A great question!
Although I was never a Latin Catholic, I came from a heavily Latinized background and only slowly moved spiritually toward a more Eastern Christian perspective.
So what can we make of the Fatima devotions from this perspective then?
I found there was no need to give up the rosary at all. Acquaintances of mine who were “echt-Eastern”

were very much against the rosary.
However, I found that the same devotion i.e. 150 Hail Mary’s divided into decades has been around in Orthodoxy, especially Russian Orthodoxy, for many, many years. The great Russian saint (also recognized by Rome) St Seraphim of Sarov prayed the rosary/rule of the Mother of God daily and expected his spiritual children to pray it daily as well ("Staretz Zechariah: An Early Soviet Saint"chapter six).
He even taught that the rosary/psalter of our Lady was revealed to a monk of the Egyptian Thebaid in the eighth century and that all Christians once said it etc.
St Seraphim also said that, in a vision of the Mother of God, he was told by her that the rosary is THE most important prayer to obtain her intercession and protection over our lives - ahead of any other kind of Marian prayer.
The Old Believers of Russia have always had a “Theotokos Lestovka” with 150 small notches divided into decades by larger ones. I have one of these myself and the Old Believers teach that anyone who has prayed the rosary/rule with Hail Mary’s daily will be accompanied by the Most Holy Mother of God after death to each of the toll-houses our souls will visit . . .
So, from an unashamedly Eastern chauvinist point of view, our Lady at Fatima was simply reminding Western Catholics about her beloved Eastern rosary prayer . . .
As for the scapular - this represents, first and foremost, the Holy Protection of the Mother of God which is a great devotion in the East (i.e. when the Mother of God extended her mantle of protection over people in various crises).
The West also has pictures of Our Lady of the Mantle (aka a form of Our Lady of Mercy).
But nothing like what the East has . . .
Interestingly enough, there is an actual Orthodox icon of Our Lady of Mount Carmel in an Orthodox Ukrainian monastery in the town of Horodyshenske called the Mother of God of the Scapular (sic) and listed in Prof. Poselianin’s monumental work “Bogomater” or “the Mother of God” where he lists hundreds of miraculous and locally-venerated Orthodox icons and festivals.

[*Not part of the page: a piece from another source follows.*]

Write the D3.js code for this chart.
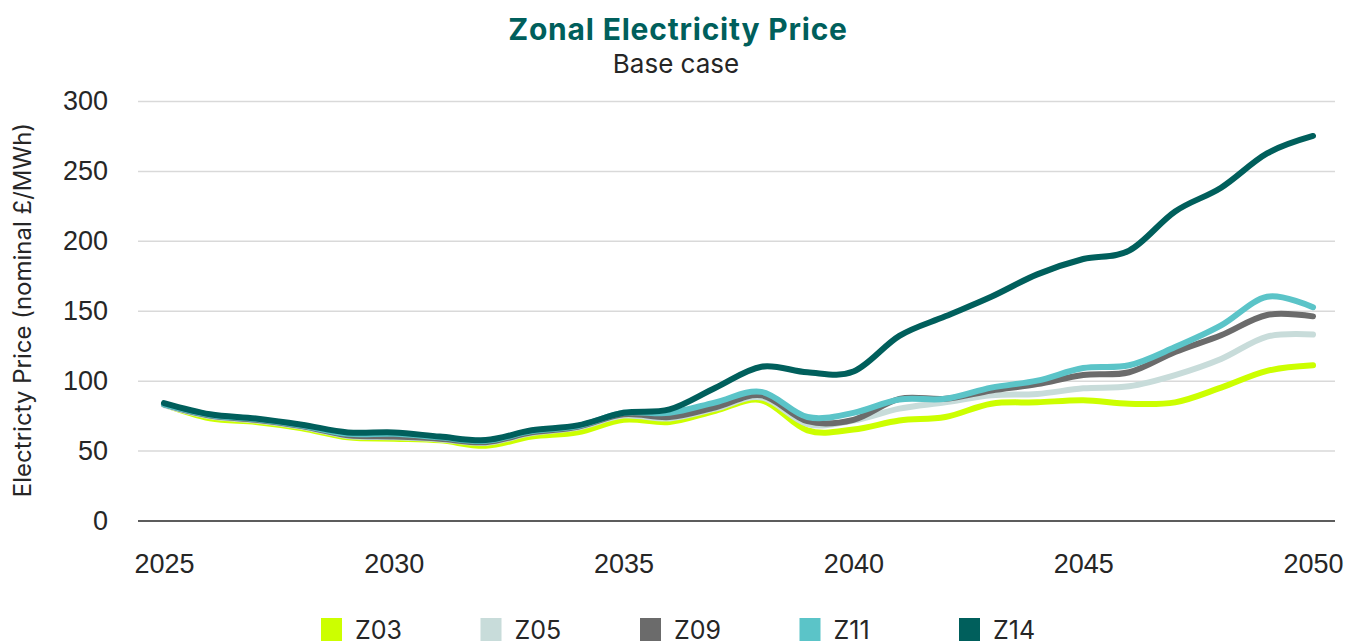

The problem with Fatima from the Eastern point of view is not with its devotions, but with how Fatima was and is used by certain Catholic groups to convert/proselytise Orthodox. The phrase 'Russia will be converted" has been taken to mean by these “Fatimist” groups as meaning “converted to Roman Catholicism.”
I know an Orthodox priest who accepts Fatima and says that her prophecies have been fulfilled in Russia since the churches there are full and the Mother of God is highly, highly venerated (more than in the West).